Fill up the gap left after TV rights, sponsorship, merchandising, not paying the taxman or St John's Ambulance, and so on, by charging prices at the gate to close the gap. How long would you last?

Nigel Armstrong

Leeds

While I hold no brief for the often excessive bonuses many bankers enjoy, I do wonder at the double standard that the vast majority of our lynch-mob public apply.

Stephen Hester, who was recruited by the previous government to salvage a mere £45bn of our money was bullied into forgoing a bonus of less than £1m in shares. Shock, horror.

England's football manager resigns his £6m-a-year post. How can England survive without a national football manager? In the three years of Capello's stewardship, he has been in charge of fewer than 30 matches, at a cost of more than £600,000 a match. Stephen Hester would appear to be quite good value when measured against that.

John Wells

West Wittering, West Sussex

The disgrace of Guantanamo

Guantanamo prisoner Shaker Aamer and his family are my constituents as MEP. In that capacity and as a human rights campaigner who helped establish the European Parliament inquiry into "extraordinary rendition", I am outraged that Shaker has been incarcerated in Guantanamo for a decade in total denial of due process.

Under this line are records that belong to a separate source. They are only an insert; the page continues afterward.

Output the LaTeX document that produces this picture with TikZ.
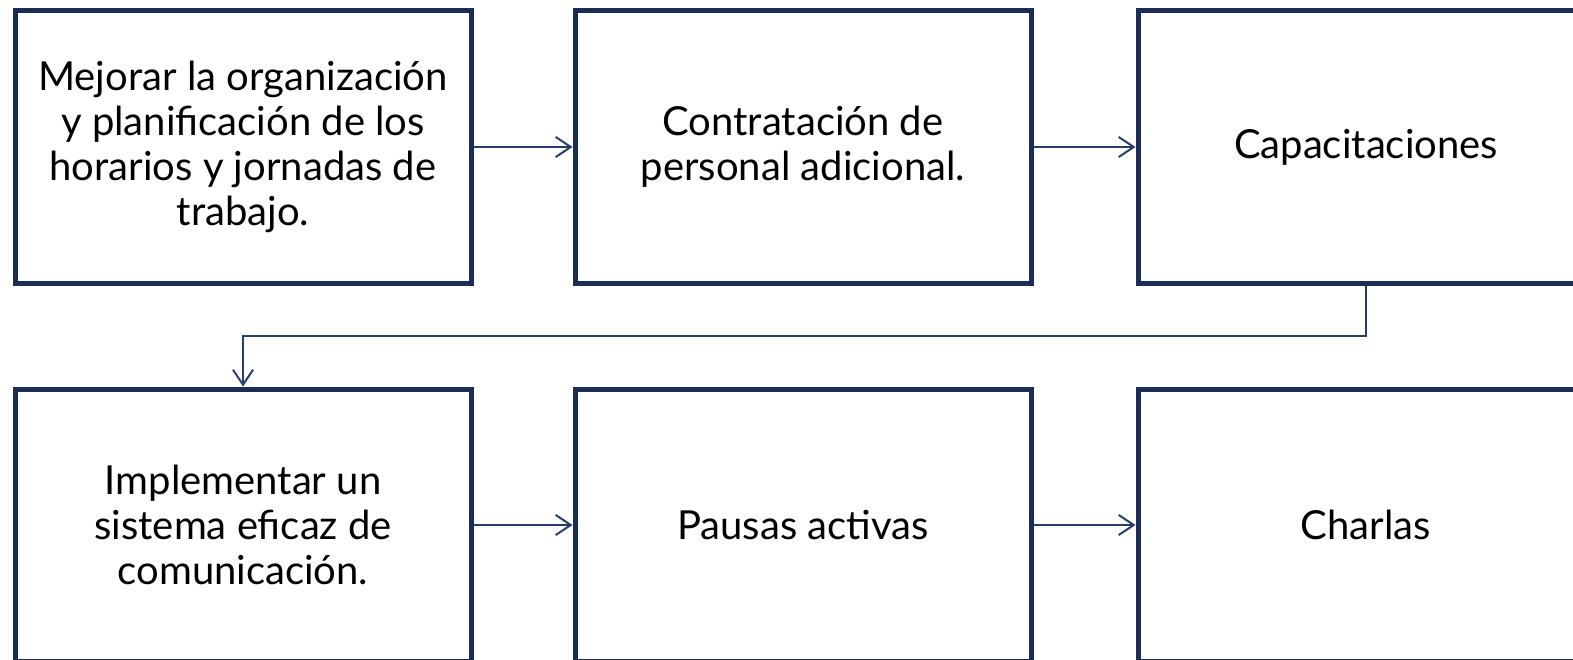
\documentclass[tikz,border=0pt]{standalone}
\usepackage{fontspec}
\setmainfont{Lato}
\usetikzlibrary{arrows.meta}
\definecolor{boxnavy}{HTML}{1B2C55}
\definecolor{linknavy}{HTML}{263E6E}
\begin{document}
\begin{tikzpicture}[x=1pt,y=-1pt,
  stepbox/.style={draw=boxnavy, line width=5pt, minimum width=456pt, minimum height=272pt,
    inner sep=0pt, align=center, font=\fontsize{40}{45}\selectfont},
  link/.style={draw=linknavy, line width=2pt, -{Straight Barb[length=15pt,width=20pt,line width=2pt]}}]
\useasboundingbox (0,0) rectangle (1573,660);
\node[stepbox] (b1) at (243,147) {Mejorar la organización\\y planificación de los\\horarios y jornadas de\\trabajo.};
\node[stepbox] (b2) at (803,147) {Contratación de\\personal adicional.};
\node[stepbox] (b3) at (1366,147) {Capacitaciones};
\node[stepbox] (b4) at (243,525) {Implementar un\\sistema eficaz de\\comunicación.};
\node[stepbox] (b5) at (803,525) {Pausas activas};
\node[stepbox] (b6) at (1366,525) {Charlas};
\draw[link] (b1) -- (b2);
\draw[link] (b2) -- (b3);
\coordinate (turn) at (1366,336);
\draw[link] (b3.south) -- (turn) -| (b4.north);
\draw[link] (b4) -- (b5);
\draw[link] (b5) -- (b6);
\end{tikzpicture}
\end{document}
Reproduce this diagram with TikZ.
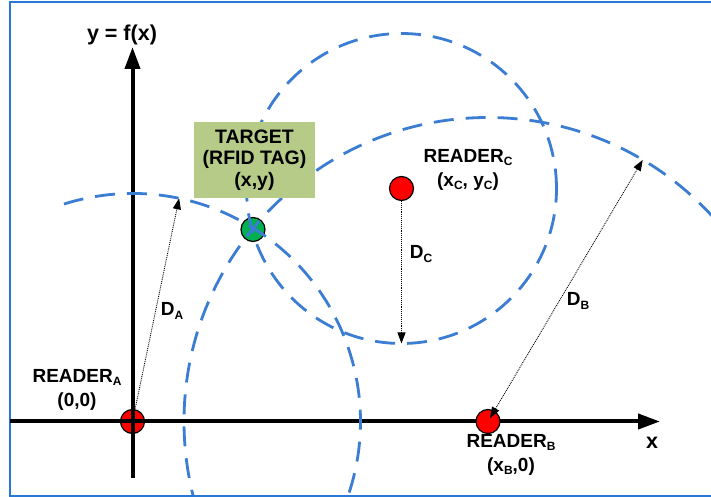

But I am also vice-chair of the European Parliament's delegation to the United States and thoroughly supportive of close and co-operative relations between the EU/UK and the US. I am perplexed that the vital and flourishing transatlantic relationship is unable to deliver the freedom of a legal European resident who has been charged with no crime, in view of the shared commitment to justice and the rule of law.

The EC and the US authorities are trying to persuade MEPs to endorse a draft agreement whereby the US gets personal data of all America-bound European travellers. Of course, I subscribe to the security objectives of data-sharing, but the failure to act consistently within a framework of human rights makes it no easier to vote in favour of this accord. My American contacts will no doubt claim "no linkage", but I'm afraid there is.

Baroness Sarah Ludford MEP

(Liberal Democrat, London), Brussels

Victims pay for insurance failure

Legal costs have already been slashed after the introduction two years ago of a streamlined, fixed-fee system for low-value road-traffic claims (Leading article: "A welcome move to take on whiplash claims", 15 February). Insurers helped to develop this system and are now saving up to £500m a year. So why haven't premiums fallen to reflect this?

The tools for reducing insurance premiums lie in the hands of the insurers. It is utterly wrong to make people with genuine injuries the scapegoats for the insurance industry's failings.

Deborah Evans

Association of Personal Injury Lawyers, Nottingham

Give us Chilcot

Is the Government still holding up the publication of the Chilcot inquiry report into the Iraq invasion by withholding damning information? Will the Government be advising Blair not to be in a country that recognises the International Criminal Court when the report is published? Millions of us against this misadventure from the start have not forgotten. The establishment must publish the whole unadulterated truth.

Geoff Naylor

Winchester

Pity the poor

I am baffled by the headline "Clegg's hope of tax cut for poor hit by bleak news on economy" (15 February). Am I naïve in believing that during times of economic crisis there is even more need for assistance to the poor?

Ron Malings

Rhyl, Denbighshire

Off the rails

Network Rail is threatening staff who live more than 75 minutes from work that they risk losing their jobs (report, 15 February). Does this affect only those who rely on trains to get to work on time?

Nicky Horne

London NW11

Strange spin

More than 100 years spent fighting for female emancipation and we get Fiona Sturges (10 February) impressed by Madonna doing cartwheels in high heels. It's good to know it's all been worthwhile.

Carolyn Thompson

Batcombe, Somerset

Now you see it...

Inflation is coming down. So things are getting better. Or getting worse, but more slowly?